Me encogí de hombros. Tenía razón, yo misma sentía mi playera empapada y mi cara pegajosa, despidiendo ese olor a fierro tan característico de la sangre.

En el campo contiguo, el de atletismo, estaban entrenando Verónica, Alan y Deimos para el próximo evento deportivo Inter escolar. Mientras un montón de estudiantes los apoyaban con entusiasmo como si fueran decenas de hormigas alrededor de un dulce que suelta su miel bajo los rayos del Sol.

Ignoré la escena y proseguí con lo mío. La frescura del agua salpicando mi piel se sintió agradable. Envidié a los países de primer mundo que tienen un sistema lo bastante higiénico como para permitirte beber directo del grifo sin temor a contraer amibas o alguna tifoidea.

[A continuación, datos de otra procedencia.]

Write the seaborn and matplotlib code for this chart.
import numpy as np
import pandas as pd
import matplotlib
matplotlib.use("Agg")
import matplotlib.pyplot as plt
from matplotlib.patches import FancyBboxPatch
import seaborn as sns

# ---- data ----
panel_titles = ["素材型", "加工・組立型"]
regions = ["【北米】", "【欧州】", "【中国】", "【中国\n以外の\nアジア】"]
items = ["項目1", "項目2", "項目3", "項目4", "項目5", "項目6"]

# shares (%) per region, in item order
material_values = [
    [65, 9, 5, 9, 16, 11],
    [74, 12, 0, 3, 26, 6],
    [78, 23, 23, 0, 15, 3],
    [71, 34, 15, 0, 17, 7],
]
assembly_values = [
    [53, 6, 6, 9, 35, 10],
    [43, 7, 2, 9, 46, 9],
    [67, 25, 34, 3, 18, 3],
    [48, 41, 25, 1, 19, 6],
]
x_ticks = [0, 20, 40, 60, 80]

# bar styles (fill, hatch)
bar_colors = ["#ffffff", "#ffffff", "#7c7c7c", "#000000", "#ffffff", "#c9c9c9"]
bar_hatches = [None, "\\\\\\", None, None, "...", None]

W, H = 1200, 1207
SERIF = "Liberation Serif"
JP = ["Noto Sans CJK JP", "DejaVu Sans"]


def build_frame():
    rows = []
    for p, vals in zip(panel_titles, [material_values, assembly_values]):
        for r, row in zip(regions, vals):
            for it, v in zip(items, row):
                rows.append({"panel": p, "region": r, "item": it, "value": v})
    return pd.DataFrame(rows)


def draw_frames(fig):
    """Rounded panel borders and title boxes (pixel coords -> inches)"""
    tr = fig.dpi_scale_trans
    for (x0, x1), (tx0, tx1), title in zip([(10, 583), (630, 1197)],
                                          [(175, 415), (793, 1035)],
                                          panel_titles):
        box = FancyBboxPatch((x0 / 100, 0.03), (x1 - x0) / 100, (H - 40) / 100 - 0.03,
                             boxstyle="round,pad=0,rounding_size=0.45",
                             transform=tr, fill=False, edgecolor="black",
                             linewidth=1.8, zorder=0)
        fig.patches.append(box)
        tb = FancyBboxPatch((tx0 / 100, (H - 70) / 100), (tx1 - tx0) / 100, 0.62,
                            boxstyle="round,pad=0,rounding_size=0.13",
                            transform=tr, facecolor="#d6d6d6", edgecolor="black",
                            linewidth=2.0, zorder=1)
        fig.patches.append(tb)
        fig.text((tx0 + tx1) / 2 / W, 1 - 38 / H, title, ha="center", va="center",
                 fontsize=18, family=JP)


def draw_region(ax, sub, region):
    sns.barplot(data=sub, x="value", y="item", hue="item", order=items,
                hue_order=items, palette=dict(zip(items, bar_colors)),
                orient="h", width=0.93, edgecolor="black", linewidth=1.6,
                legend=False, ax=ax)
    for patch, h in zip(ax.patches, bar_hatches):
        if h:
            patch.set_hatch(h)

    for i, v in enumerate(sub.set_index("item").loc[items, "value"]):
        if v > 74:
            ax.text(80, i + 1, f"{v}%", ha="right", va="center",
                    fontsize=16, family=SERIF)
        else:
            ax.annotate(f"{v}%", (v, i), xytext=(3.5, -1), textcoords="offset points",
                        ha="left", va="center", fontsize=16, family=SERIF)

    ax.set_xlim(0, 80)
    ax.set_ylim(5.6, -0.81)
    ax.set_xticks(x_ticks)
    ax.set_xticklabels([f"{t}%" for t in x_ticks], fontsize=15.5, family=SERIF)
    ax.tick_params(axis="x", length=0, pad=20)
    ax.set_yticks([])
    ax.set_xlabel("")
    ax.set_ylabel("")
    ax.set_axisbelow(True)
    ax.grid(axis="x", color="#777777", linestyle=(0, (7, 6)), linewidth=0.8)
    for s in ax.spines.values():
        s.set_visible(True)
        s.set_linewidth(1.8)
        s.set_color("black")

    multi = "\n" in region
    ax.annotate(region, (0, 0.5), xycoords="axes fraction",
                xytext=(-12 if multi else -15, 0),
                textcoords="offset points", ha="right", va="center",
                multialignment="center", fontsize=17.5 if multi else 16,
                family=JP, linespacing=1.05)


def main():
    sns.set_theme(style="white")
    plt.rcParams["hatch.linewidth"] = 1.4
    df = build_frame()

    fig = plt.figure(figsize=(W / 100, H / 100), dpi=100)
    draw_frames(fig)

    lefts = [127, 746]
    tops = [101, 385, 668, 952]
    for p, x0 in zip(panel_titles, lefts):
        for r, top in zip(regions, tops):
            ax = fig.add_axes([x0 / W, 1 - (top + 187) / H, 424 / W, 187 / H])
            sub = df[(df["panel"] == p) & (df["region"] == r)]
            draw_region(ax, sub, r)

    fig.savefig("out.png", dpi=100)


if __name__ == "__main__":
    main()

Los chiflidos y las bullas de los estudiantes comenzaron a sonar con una emoción exorbitante. Estábamos en una escuela católica así que seguramente su entusiasmo no significaba gran cosa. Tal vez era Alan dándole uno de esos termos llenos de jugo de fresas, uvas, guayabas o todas las frutas del mundo combinadas, a Verónica que acababa de terminar la carrera marcando su mejor tiempo, pero también podía ser Deimos mandándole besos al aire a todas esas niñas a las que traía locas.

"El amor esta en el aire"—suspiró Argelia frustrada—"Ojalá todos esos besos fueran solo para mí"

"¿Sabes que otra cosa está en el aire?"—susurré mientras me secaba la cara con una toallita de papel. Ella volteó a verme con una mueca—"Los complejos, los miedos, la lucha de egos, las mentiras, los celos y la soledad"—añadí—"Ah, y dejando de lado las metáforas, también los virus y las bacterias"

"Alguien necesita un café con urgencia"—se quejó.

"¡Moco!"—gritó Alan con un tono entusiasta y demasiado lleno de picardía, mientras se acercaba con su séquito de súbditos, cruzando la inmensa cancha a trote lento.